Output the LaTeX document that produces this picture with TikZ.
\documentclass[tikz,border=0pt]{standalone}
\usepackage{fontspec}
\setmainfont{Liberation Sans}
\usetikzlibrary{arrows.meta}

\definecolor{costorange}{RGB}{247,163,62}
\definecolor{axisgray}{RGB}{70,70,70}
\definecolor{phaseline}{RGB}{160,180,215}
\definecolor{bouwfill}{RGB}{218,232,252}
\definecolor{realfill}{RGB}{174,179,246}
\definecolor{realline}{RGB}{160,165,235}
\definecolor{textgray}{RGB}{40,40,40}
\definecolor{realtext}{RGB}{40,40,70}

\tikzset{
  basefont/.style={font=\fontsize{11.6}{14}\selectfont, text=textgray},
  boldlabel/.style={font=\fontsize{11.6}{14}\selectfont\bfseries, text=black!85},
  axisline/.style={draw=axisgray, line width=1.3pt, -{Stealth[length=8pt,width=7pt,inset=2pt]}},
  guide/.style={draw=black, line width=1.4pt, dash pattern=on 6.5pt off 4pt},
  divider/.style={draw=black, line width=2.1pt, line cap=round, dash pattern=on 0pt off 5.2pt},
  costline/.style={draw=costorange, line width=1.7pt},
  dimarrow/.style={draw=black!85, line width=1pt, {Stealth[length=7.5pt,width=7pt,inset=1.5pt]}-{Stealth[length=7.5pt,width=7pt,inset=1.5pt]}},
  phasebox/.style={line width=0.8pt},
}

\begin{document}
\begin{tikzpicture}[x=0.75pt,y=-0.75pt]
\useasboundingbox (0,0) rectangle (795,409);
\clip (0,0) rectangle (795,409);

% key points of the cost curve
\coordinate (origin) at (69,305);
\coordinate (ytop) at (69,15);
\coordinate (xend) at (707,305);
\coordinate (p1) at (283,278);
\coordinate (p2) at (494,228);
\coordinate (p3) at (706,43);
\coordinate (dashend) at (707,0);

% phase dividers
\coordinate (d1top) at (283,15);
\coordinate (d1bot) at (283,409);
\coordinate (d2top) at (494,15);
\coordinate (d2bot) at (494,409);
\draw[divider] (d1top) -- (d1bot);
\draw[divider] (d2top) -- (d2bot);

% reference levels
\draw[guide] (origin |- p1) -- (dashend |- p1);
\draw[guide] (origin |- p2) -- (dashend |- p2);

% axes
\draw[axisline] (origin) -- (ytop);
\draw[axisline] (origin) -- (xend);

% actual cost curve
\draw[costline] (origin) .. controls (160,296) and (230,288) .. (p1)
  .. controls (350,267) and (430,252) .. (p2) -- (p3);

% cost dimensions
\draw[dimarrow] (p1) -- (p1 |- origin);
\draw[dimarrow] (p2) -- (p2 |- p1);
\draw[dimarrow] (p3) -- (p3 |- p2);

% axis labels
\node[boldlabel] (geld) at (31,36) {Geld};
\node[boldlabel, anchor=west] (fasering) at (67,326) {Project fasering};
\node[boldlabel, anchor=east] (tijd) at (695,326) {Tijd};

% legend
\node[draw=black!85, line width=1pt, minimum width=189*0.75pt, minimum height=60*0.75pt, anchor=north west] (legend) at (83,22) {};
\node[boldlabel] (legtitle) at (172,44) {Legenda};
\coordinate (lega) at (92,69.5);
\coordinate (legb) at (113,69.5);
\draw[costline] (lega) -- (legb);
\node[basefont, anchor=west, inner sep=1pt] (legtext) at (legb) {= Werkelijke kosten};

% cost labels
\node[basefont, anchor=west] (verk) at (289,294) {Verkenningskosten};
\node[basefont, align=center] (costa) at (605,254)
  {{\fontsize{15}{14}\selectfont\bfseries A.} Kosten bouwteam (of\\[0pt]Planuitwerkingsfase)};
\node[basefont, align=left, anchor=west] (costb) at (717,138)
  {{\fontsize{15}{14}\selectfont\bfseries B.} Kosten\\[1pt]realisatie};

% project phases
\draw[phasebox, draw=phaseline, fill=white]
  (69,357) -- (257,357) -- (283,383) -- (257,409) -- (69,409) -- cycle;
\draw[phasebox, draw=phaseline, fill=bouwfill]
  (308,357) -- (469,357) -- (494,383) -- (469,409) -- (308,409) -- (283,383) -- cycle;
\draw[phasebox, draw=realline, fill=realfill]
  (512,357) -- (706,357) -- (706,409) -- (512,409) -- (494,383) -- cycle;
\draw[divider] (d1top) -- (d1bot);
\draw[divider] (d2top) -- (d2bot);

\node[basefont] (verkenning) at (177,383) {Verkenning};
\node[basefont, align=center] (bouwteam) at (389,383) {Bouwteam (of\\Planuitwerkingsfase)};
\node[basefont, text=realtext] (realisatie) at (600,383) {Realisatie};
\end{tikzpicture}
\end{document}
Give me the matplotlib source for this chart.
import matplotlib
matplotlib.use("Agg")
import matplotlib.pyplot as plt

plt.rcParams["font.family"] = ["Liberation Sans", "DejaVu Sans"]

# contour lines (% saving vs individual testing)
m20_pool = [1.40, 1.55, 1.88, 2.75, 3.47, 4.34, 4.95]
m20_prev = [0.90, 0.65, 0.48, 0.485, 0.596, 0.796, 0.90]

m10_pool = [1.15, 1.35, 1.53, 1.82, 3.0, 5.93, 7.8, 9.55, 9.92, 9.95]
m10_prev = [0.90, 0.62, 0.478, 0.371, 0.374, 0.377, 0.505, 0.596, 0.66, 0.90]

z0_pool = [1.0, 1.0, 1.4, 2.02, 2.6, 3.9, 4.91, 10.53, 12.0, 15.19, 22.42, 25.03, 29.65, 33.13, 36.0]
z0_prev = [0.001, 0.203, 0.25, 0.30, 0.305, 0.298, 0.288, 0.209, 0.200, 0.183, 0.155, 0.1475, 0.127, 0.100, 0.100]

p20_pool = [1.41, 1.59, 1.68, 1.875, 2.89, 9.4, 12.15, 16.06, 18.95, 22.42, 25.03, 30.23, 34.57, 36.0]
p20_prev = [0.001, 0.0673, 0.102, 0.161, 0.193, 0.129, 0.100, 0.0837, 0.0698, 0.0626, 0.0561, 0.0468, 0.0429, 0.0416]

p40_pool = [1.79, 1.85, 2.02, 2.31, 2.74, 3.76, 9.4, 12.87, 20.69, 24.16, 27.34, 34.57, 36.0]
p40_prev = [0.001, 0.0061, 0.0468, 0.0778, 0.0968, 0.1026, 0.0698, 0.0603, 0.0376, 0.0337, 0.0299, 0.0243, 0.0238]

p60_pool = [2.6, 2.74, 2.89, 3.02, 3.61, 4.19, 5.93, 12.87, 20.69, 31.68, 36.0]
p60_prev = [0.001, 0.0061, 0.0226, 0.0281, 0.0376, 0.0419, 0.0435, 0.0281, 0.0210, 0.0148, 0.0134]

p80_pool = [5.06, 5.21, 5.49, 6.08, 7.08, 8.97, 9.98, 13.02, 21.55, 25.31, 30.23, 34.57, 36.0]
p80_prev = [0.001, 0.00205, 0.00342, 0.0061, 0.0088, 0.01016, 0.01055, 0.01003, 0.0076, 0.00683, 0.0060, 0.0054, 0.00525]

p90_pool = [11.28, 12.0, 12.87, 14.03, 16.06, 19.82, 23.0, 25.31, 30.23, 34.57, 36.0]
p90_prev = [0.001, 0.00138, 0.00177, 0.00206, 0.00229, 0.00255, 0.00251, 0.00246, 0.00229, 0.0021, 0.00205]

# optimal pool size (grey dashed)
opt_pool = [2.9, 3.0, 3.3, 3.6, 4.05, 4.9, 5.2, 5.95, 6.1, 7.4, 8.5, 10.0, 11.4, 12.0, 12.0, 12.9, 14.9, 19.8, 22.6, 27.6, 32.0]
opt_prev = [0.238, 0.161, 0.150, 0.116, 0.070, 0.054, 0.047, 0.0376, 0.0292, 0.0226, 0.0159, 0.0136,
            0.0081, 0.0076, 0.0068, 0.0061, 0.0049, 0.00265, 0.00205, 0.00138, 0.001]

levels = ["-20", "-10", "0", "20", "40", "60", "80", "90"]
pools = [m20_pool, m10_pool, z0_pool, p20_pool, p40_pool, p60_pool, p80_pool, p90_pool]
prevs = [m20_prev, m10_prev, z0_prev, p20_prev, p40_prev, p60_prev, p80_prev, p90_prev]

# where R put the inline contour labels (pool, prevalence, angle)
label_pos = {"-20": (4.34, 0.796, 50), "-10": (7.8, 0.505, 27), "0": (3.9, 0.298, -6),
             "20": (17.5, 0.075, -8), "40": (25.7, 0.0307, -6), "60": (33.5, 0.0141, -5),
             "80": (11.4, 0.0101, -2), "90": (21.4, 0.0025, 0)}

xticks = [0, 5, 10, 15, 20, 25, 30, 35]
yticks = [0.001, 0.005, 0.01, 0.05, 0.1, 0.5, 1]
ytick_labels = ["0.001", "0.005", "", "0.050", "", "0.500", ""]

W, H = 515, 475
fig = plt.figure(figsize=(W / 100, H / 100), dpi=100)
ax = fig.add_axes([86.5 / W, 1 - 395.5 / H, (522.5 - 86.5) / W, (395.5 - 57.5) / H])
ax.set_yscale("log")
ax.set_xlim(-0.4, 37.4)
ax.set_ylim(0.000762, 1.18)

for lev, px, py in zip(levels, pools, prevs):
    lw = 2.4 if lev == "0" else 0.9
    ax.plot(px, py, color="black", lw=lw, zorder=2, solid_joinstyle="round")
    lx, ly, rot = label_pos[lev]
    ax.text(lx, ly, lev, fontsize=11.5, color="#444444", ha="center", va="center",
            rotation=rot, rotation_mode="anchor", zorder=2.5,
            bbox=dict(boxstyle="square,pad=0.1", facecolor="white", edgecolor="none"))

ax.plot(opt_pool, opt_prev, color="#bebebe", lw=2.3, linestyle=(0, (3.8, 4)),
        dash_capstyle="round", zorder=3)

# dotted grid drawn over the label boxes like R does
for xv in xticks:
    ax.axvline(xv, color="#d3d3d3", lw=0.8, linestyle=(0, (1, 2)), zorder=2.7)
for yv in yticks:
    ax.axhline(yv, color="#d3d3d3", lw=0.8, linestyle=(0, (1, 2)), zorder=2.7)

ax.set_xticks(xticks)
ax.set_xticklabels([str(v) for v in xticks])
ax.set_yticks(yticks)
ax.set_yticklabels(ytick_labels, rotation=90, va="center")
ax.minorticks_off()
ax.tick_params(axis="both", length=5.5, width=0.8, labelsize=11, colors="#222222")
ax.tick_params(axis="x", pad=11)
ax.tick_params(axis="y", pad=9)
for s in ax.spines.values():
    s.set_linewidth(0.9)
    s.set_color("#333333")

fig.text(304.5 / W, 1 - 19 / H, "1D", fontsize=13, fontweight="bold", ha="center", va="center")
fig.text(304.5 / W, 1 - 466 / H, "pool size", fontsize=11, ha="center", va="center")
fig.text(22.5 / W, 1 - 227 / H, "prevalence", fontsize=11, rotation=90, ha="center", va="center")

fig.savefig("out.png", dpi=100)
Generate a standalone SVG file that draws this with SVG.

(EXERCISE BRIEF):
Pick out each line containing the string "that" and copy it.

(EXPECTED ANSWER):
Output the LaTeX document that produces this picture with TikZ.
Generate a standalone SVG file that draws this with SVG.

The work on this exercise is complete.